I began to become aware of this problem when I started recording our times of worship and listening back to them. As much I wanted to convince myself that I sounded awesome, I couldn’t. I was embarrassed. I felt bad for the people who had to endure my attempts to hit high notes, do cool embellishments, and be somebody I wasn’t. Thank God that the youth group I was leading worship for was gracious and encouraging and never critical.

So for several years, into high school and college, I began an adventure of attempting to lead worship as myself. I would swing from trying to be Bob Kauflin to trying to be Stuart Townend to trying to be Tim Hughes to trying to be like Matt Redman.

But eventually the time came when I had led worship for long enough, gleaned different positive things from different worship leaders I had seen or heard, made enough mistakes, and had enough freedom to stretch my own wings, that I began to get comfortable in my own skin. I was figuring out who I was as a worship leader, and who I wasn’t.

This process is ongoing. I still catch myself trying to be someone I’m not. But, by God’s grace, I feel less and less pressure to be someone I’m not.

How about you? When you lead worship are you trying to be someone else? Have you picked up things from other worship leaders that just aren’t who you are? Are you over-doing? Maybe you just need to relax and not try as hard to be who you think you need to be when you’re leading worship.

Incorporate all the good things from other worship leaders that you see or listen to. Learn as much and as often as you can. Always be eager to make adjustments to how you lead. But at the end of the day, be yourself.

Don’t Be Afraid to Laugh At Yourself

Every once in a while, while leading worship, you can’t hide from the congregation the fact that, at that moment, you don’t know what you’re doing. In these moments, you can either try to keep digging (in which case you usually make things worse) or just laugh at yourself.

Here’s an example of what I’m talking about.

Back in May (of 2012), my church had its very last Sunday morning service on its beloved property of over 275 years. I’ve talked about this before (specifically here). Sunday May 13th was the day, and at the end of the opening time of worship at our 11:00am service, after we sang “Behold Our God”, I had planned for our congregation say Psalm 95:1-7.

The problem was that I hadn’t checked to make sure it was ready to go on the screen.

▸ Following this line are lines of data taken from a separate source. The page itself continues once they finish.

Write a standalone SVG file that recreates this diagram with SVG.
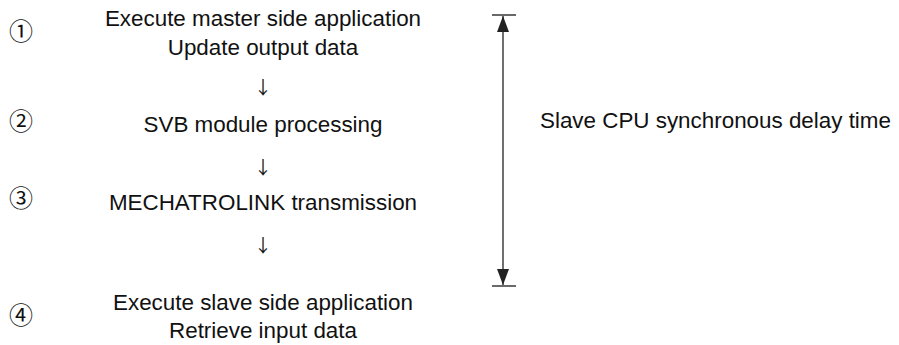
<svg xmlns="http://www.w3.org/2000/svg" width="899" height="345" viewBox="0 0 899 345">
<style>
.t{font-family:"Liberation Sans",Arial,sans-serif;font-size:22.4px;fill:#111;text-anchor:middle}
.lbl{font-family:"Liberation Sans",Arial,sans-serif;font-size:22.4px;fill:#111}
.n{font-family:"Noto Sans CJK JP","DejaVu Sans",sans-serif;font-size:24px;fill:#111;text-anchor:middle}
.ar{font-family:"Noto Sans CJK JP","DejaVu Sans",sans-serif;font-size:18px;fill:#111;text-anchor:middle}
.tick{stroke:#444;stroke-width:1.6}
.dim{stroke:#222;stroke-width:1.3}
</style>
<defs>
<marker id="ah" viewBox="0 0 16 12" refX="16" refY="6" markerWidth="16" markerHeight="12" markerUnits="userSpaceOnUse" orient="auto">
<path d="M0,0 L16,6 L0,12 Z" fill="#222"/>
</marker>
</defs>
<rect width="899" height="345" fill="#fff"/>
<g id="step1">
<text class="n" x="21" y="40">①</text>
<text class="t" x="263" y="26">Execute master side application</text>
<text class="t" x="263" y="55">Update output data</text>
</g>
<g id="step2">
<text class="n" x="21" y="130">②</text>
<text class="t" x="263" y="132">SVB module processing</text>
</g>
<g id="step3">
<text class="n" x="21" y="207">③</text>
<text class="t" x="263" y="210">MECHATROLINK transmission</text>
</g>
<g id="step4">
<text class="n" x="21" y="324">④</text>
<text class="t" x="263" y="310">Execute slave side application</text>
<text class="t" x="263" y="338">Retrieve input data</text>
</g>
<g id="connectors">
<text class="ar" x="263" y="94">↓</text>
<text class="ar" x="263" y="174">↓</text>
<text class="ar" x="263" y="252">↓</text>
<line class="tick" x1="492" y1="15" x2="516" y2="15"/>
<line class="tick" x1="492" y1="286" x2="516" y2="286"/>
<line class="dim" x1="503" y1="150" x2="503" y2="16" marker-end="url(#ah)"/>
<line class="dim" x1="503" y1="150" x2="503" y2="285" marker-end="url(#ah)"/>
</g>
<g id="label">
<text class="lbl" x="540" y="128">Slave CPU synchronous delay time</text>
</g>
</svg>
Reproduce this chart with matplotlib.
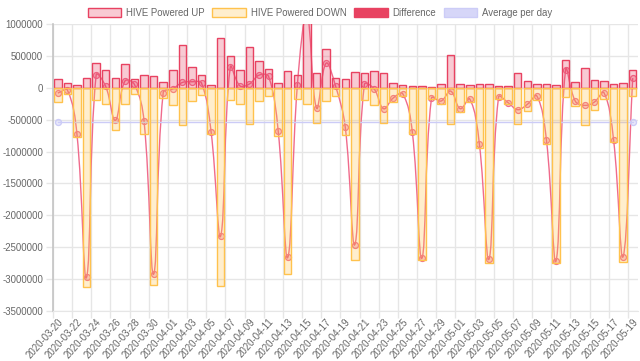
import numpy as np
import pandas as pd
import matplotlib
matplotlib.use("Agg")
import matplotlib.pyplot as plt
from matplotlib.path import Path
from matplotlib.patches import PathPatch, Patch
from matplotlib.ticker import FuncFormatter

plt.rcParams['font.family'] = ['Liberation Sans', 'DejaVu Sans']

dates = pd.date_range("2020-03-20", "2020-05-19").strftime("%Y-%m-%d").tolist()

# values in thousands
powered_up = [141, 73, 47, 151, 396, 271, 151, 365, 130, 208, 177, 89, 271, 677, 323, 193,
              47, 776, 505, 271, 635, 417, 297, 78, 260, 208, 1400, 234, 609, 151, 135, 255,
              229, 260, 229, 73, 40, 31, 26, 20, 63, 521, 52, 36, 52, 52, 26, 26, 229, 99,
              52, 63, 36, 438, 83, 307, 125, 104, 52, 73, 286]
powered_down = [-224, -94, -771, -3130, -198, -260, -667, -250, -94, -729, -3089, -161, -276,
                -589, -208, -120, -729, -3104, -188, -250, -563, -214, -130, -755, -2922, -172,
                -250, -552, -214, -130, -745, -2708, -188, -270, -552, -224, -130, -725, -2698,
                -180, -260, -563, -380, -224, -938, -2750, -172, -260, -563, -365, -185, -885,
                -2750, -146, -286, -578, -344, -172, -849, -2724, -135]
difference = [-83, -36, -729, -2974, 198, 21, -510, 104, 52, -521, -2922, -78, -16, 83, 94, 73,
              -693, -2323, 323, 31, 60, 198, 177, -677, -2661, 36, 1150, -318, 385, 21, -615,
              -2458, 52, -16, -328, -161, -94, -693, -2672, -161, -208, -52, -328, -177, -885,
              -2688, -146, -234, -344, -260, -130, -823, -2714, 286, -208, -276, -224, -78,
              -813, -2646, 151]
avg_per_day = -530

up = np.array(powered_up) * 1000.0
down = np.array(powered_down) * 1000.0
diff = np.array(difference) * 1000.0
x = np.arange(len(dates))

red = (0.91, 0.26, 0.38)
red_fill = (0.91, 0.26, 0.38, 0.28)
line_c = (0.94, 0.42, 0.55)
yel = (1.0, 0.76, 0.30)
yel_fill = (1.0, 0.76, 0.30, 0.28)
lav = (0.80, 0.80, 0.97)
grid_c = '#e6e6e6'
txt_c = '#666666'

fig = plt.figure(figsize=(6.4, 3.61), dpi=100)
ax = fig.add_axes([53 / 640, 1 - 311 / 361, (637.5 - 53) / 640, (311 - 24) / 361])

# smooth difference line (chart.js style bezier, tension 0.4)
sx, sy = 9.58, 63.8 / 1e6
px, py = x * sx, diff * sy
n = len(x)
cprev = np.zeros((n, 2))
cnext = np.zeros((n, 2))
for i in range(n):
    p, q = max(i - 1, 0), min(i + 1, n - 1)
    d01 = np.hypot(px[i] - px[p], py[i] - py[p])
    d12 = np.hypot(px[q] - px[i], py[q] - py[i])
    tot = d01 + d12 if d01 + d12 else 1
    fa, fb = 0.4 * d01 / tot, 0.4 * d12 / tot
    cprev[i] = (px[i] - fa * (px[q] - px[p]), py[i] - fa * (py[q] - py[p]))
    cnext[i] = (px[i] + fb * (px[q] - px[p]), py[i] + fb * (py[q] - py[p]))
verts = [(px[0], py[0])]
codes = [Path.MOVETO]
for i in range(n - 1):
    verts += [tuple(cnext[i]), tuple(cprev[i + 1]), (px[i + 1], py[i + 1])]
    codes += [Path.CURVE4] * 3
verts = [(a / sx, b / sy) for a, b in verts]
ax.add_patch(PathPatch(Path(verts, codes), facecolor='none', edgecolor=line_c,
                       lw=1.0, zorder=1))
ax.plot(x, diff, 'o', ls='none', ms=4.3, mfc=red_fill, mec=line_c, mew=0.9, zorder=1)

# average per day
avg = np.full(n, avg_per_day * 1000.0)
ax.plot(x, avg, color=lav, lw=1.0, marker='o', ms=4.3, markevery=[0, n - 1],
        mfc=(0.8, 0.8, 0.97, 0.4), mec=lav, zorder=1)

ax.bar(x, up, width=0.78, color=red_fill, edgecolor=red, linewidth=1.0, zorder=2)
ax.bar(x, down, width=0.78, color=yel_fill, edgecolor=yel, linewidth=1.0, zorder=2)

ax.set_xlim(-0.5, n - 0.5)
ax.set_ylim(-3500000, 1000000)
ax.set_yticks(np.arange(-3500000, 1000001, 500000))
ax.yaxis.set_major_formatter(FuncFormatter(lambda v, pos: f"{int(v)}"))
ax.set_xticks(x[::2])
ax.set_xticklabels(dates[::2], rotation=48, ha='right', rotation_mode='anchor')
ax.set_xticks(np.arange(-0.5, n, 2), minor=True)
ax.tick_params(axis='x', which='major', length=0, labelsize=6.9, labelcolor=txt_c, pad=4)
ax.tick_params(axis='x', which='minor', length=5, color=grid_c, width=1)
ax.tick_params(axis='y', length=5, color=grid_c, width=1, labelsize=6.9, labelcolor=txt_c, pad=2)
ax.grid(axis='x', which='minor', color=grid_c, lw=1, zorder=0)
ax.grid(axis='y', which='major', color=grid_c, lw=1, zorder=0)
ax.axhline(0, color='#cccccc', lw=1, zorder=0.5)
ax.set_axisbelow(True)
for s in ['top', 'right']:
    ax.spines[s].set_visible(False)
ax.spines['left'].set_color('#c4c4c4')
ax.spines['left'].set_linewidth(1.2)
ax.spines['bottom'].set_color(grid_c)

handles = [Patch(facecolor=red_fill, edgecolor=red, lw=1),
           Patch(facecolor=yel_fill, edgecolor=yel, lw=1),
           Patch(facecolor=red, edgecolor=red, lw=1),
           Patch(facecolor=(0.80, 0.80, 0.97, 0.8), edgecolor=lav, lw=1)]
labels = ["HIVE Powered UP", "HIVE Powered DOWN", "Difference", "Average per day"]
fig.legend(handles, labels, loc='upper center', bbox_to_anchor=(0.5, 0.997), ncol=4,
           frameon=False, fontsize=6.9, labelcolor=txt_c, handlelength=3.5, handleheight=1.05,
           handletextpad=0.5, columnspacing=0.8, borderaxespad=0.3)

fig.savefig("out.png", dpi=100)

So after “Behold Our God” ended, and I said “let’s read together from Psalm 95”, nothing came up. Awkward moment number one.

The other problem was that I was depending on the words being on the screen so I didn’t have a bible or a printout close by. So I had to rely on my memory. Which at that particular moment, in front of 1,000 people, decided to fail me. Awkward moment number two.

By God’s grace, I had the presence of mind to laugh at myself.

After realizing that Psalm 95 was, in fact, NOT going to come up on the screen, I said “…maybe I’ll read Psalm 95“. People laughed. Phew. Awkward tension lowered a little bit.

Then, after fumbling my way through trying to remember how Psalm 95:1-7 went (and not doing a very good job), I said “(pause) that’s a paraphrase“. People laughed. Phew. Awkward tension lowered again. Then I quickly prayed before I made any more mistakes!

My point is that in those worship leading moments when it’s clear to you and to the congregation that you’ve made a mistake — it’s usually a good idea to just laugh at yourself. It gives them permission to laugh too. It lowers the tension, breaks the ice, and then everyone can move on.